At that rate Goldman’s share count will resume declining over coming years, after a brief surge during the crisis as the bank raised capital. A falling share count will boost per-share earnings and book value (a measure of net worth) – but probably not fast enough to make the stock more appealing to risk-averse investors.

Further complicating matters is the role of regulators, who after their winning performance during the credit bubble are rightly intent on keeping the big banks from detonating the economy again. They want the biggest banks to keep more capital on hand. That means giving less to shareholders in dividends and buybacks, at least till the economic uncertainty lifts, which is looking like sort of a long shot at the moment.

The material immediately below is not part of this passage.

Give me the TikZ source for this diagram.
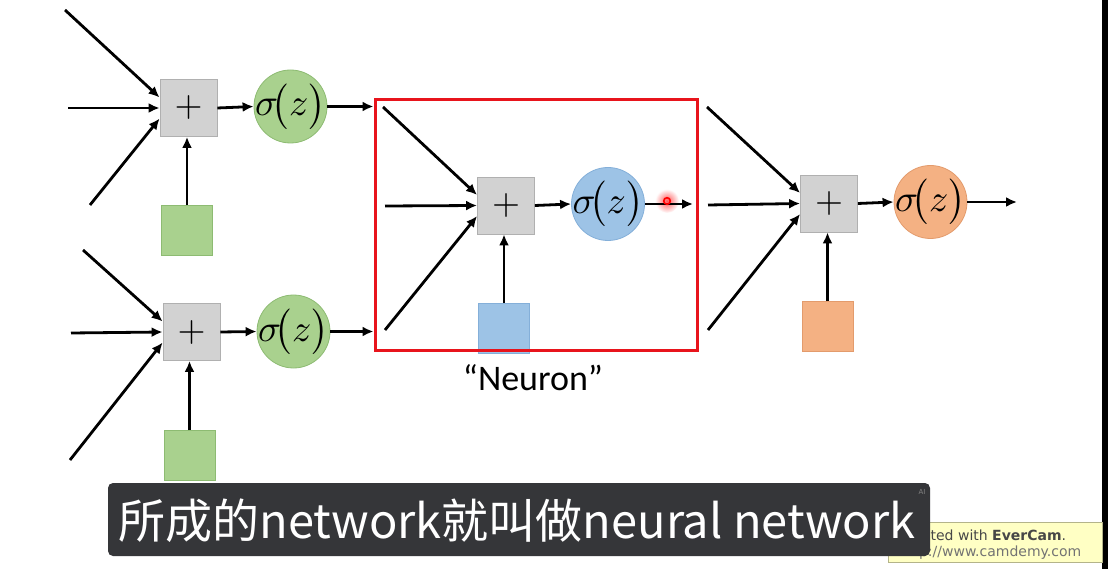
\documentclass[tikz,border=0pt]{standalone}
\usepackage{fontspec}
\setmainfont{Carlito}
\newfontfamily\cjkfont{Noto Sans CJK SC}
\newfontfamily\dvfont{DejaVu Sans}
\usetikzlibrary{arrows.meta}
\definecolor{boxfill}{HTML}{D2D2D2}
\definecolor{boxline}{HTML}{B0B0B0}
\definecolor{gfill}{HTML}{A9D18E}
\definecolor{gline}{HTML}{8DBB72}
\definecolor{bfill}{HTML}{9DC3E6}
\definecolor{bline}{HTML}{84AFD9}
\definecolor{ofill}{HTML}{F4B183}
\definecolor{oline}{HTML}{E39B6C}
\definecolor{redline}{HTML}{E8141C}
\definecolor{subbg}{HTML}{353639}
\definecolor{evfill}{HTML}{FFFFC4}
\definecolor{evline}{HTML}{B4B48A}
\newcommand{\sigz}{\scalebox{3.8}{$\sigma\!\bigl(z\bigr)$}}
\newcommand{\plusz}{\scalebox{3.6}{$+$}}
\tikzset{
  arr/.style={line width=2.8pt, -{Latex[length=11pt,width=10pt]}},
  plusbox/.style={draw=boxline, fill=boxfill, line width=0.8pt, minimum width=57pt, minimum height=57pt, inner sep=0pt, font=\fontsize{10}{10}\selectfont},
  sig/.style={circle, line width=0.8pt, minimum size=73pt, inner sep=0pt,
    label={[inner sep=0pt, font=\fontsize{10}{10}\selectfont]center:\sigz}},
  bias/.style={line width=0.8pt, minimum width=51pt, minimum height=50pt, inner sep=0pt},
}
\begin{document}
\begin{tikzpicture}[x=1pt,y=-1pt]
\useasboundingbox (0,0) rectangle (1108,569);
\fill[white] (0,0) rectangle (1108,569);
\fill[black] (1102,0) rectangle (1108,569);

% ---------- top-left neuron ----------
\node[plusbox] (p1) at (188.5,108) {\plusz};
\node[sig, fill=gfill, draw=gline] (s1) at (290.5,106.5) {};
\node[bias, fill=gfill, draw=gline] (b1) at (187,230.5) {};
\coordinate (i11) at (65,10);
\coordinate (i12) at (68,108);
\coordinate (i13) at (90,205);
\draw[arr] (i11) -- (p1.160);
\draw[arr] (i12) -- (p1.west);
\draw[arr] (i13) -- (p1.200);
\draw[arr] (b1.north) -- (b1.north |- p1.south);
\draw[arr] (p1.east) -- (s1.west);

% ---------- bottom-left neuron ----------
\node[plusbox] (p2) at (191.5,332) {\plusz};
\node[sig, fill=gfill, draw=gline] (s2) at (293.5,331.5) {};
\node[bias, fill=gfill, draw=gline] (b2) at (189.5,455.5) {};
\coordinate (i21) at (83,250);
\coordinate (i22) at (71,333);
\coordinate (i23) at (70,460);
\draw[arr] (i21) -- (p2.160);
\draw[arr] (i22) -- (p2.west);
\draw[arr] (i23) -- (p2.200);
\draw[arr] (b2.north) -- (b2.north |- p2.south);
\draw[arr] (p2.east) -- (s2.west);

% ---------- middle neuron ----------
\node[plusbox] (p3) at (506,205.5) {\plusz};
\node[sig, fill=bfill, draw=bline] (s3) at (608,204) {};
\node[bias, fill=bfill, draw=bline] (b3) at (504,328) {};
\coordinate (i31) at (383,107);
\coordinate (i32) at (385,206);
\coordinate (i33) at (385,330);
\draw[arr] (i31) -- (p3.160);
\draw[arr] (i32) -- (p3.west);
\draw[arr] (i33) -- (p3.200);
\draw[arr] (b3.north) -- (b3.north |- p3.south);
\draw[arr] (p3.east) -- (s3.west);
% cursor glow (under the line)
\shade[inner color=red!65, outer color=white] (667,201) circle (12);
\coordinate (o3) at (693,204);
\draw[arr] (s3.east) -- (o3);
\draw[red, line width=1.6pt] (667,201) circle (3.3);

% red neuron frame
\node[draw=redline, line width=3pt, minimum width=322pt, minimum height=250pt, inner sep=0pt] (rb) at (536,225) {};
\draw[arr] (s1.east) -- (rb.west |- s1.east);
\draw[arr] (s2.east) -- (rb.west |- s2.east);
\node[font=\fontsize{36}{36}\selectfont] (lab) at (533,378) {“Neuron”};

% ---------- right neuron ----------
\node[plusbox] (p4) at (829,203.5) {\plusz};
\node[sig, fill=ofill, draw=oline] (s4) at (930.5,202) {};
\node[bias, fill=ofill, draw=oline] (b4) at (827.5,326.5) {};
\coordinate (i41) at (707,107);
\coordinate (i42) at (708,205);
\coordinate (i43) at (708,330);
\draw[arr] (i41) -- (p4.160);
\draw[arr] (i42) -- (p4.west);
\draw[arr] (i43) -- (p4.200);
\draw[arr] (b4.north) -- (b4.north |- p4.south);
\draw[arr] (p4.east) -- (s4.west);
\coordinate (o4) at (1017,202);
\draw[arr] (s4.east) -- (o4);

% ---------- EverCam watermark ----------
\node[draw=evline, fill=evfill, line width=0.8pt, minimum width=214pt, minimum height=40pt, inner sep=0pt] (ev) at (995,542.5) {};
\node[anchor=base west, font=\dvfont\fontsize{14}{14}\selectfont, text=black!72, inner sep=0pt] (ev1) at (898,540) {Created with \textbf{EverCam}.};
\node[anchor=base west, font=\dvfont\fontsize{14}{14}\selectfont, text=black!55, inner sep=0pt] (ev2) at (899,556) {http://www.camdemy.com};

% ---------- subtitle ----------
\node[fill=subbg, rounded corners=5pt, minimum width=822pt, minimum height=73pt, inner sep=0pt] (sub) at (519,519.5) {};
\node[text=white, font=\cjkfont\fontsize{47}{47}\selectfont, inner sep=0pt] (subt) at (517,521) {所成的network就叫做neural network};
\node[text=gray, font=\dvfont\fontsize{7}{7}\selectfont, inner sep=0pt] (ai) at (922,492) {AI};
\end{tikzpicture}
\end{document}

The watchdogs must sign off on big banks’ dividend and buyback plans in advance, as Bank of America’s (BAC) Brian Moynihan found out the hard way. Both Goldman, which lately is stressing how responsible it is to hold lots of capital, and its analyst followers are cautious as a result.

“We believe any such action is likely to occur later in the year or 2012,” Freeman writes, and if so “we would expect GS to be an opportunistic buyer of its shares as opposed to mounting a public, defined share repurchase.”

Even if the Fed does sign off on a bigger repurchase plan, it’s easy to see why Goldman would rather do other things with its money. Unless its shares drop sharply, which the firm would surely see as less than ideal anyway, Goldman adds little to its value by spending money on repurchases – which only makes its declared goal of earning 20 cents on every dollar of invested shareholder money that much more demanding.

But the story of the nonrecovery recovery is one of lots of people with lots of cash and not a whole lot to do with it — so it’s only reasonable to expect more buybacks from Goldman, regardless of how much they move the share price.

“We think we can buy back what makes sense for us to buy back over the rest of the course of this year,” Viniar said last week. “We will calibrate that based on performance, share price, the environment and a bunch of other things. But I think we’ll be reasonable in our buybacks.”

Moving on: This is my last post for Fortune. After almost four years I am leaving to edit banks coverage at the Wall Street Journal. My thanks to the many people at Fortune and CNNMoney who made the blog happen, if you will — and most of all, of course, to our readers.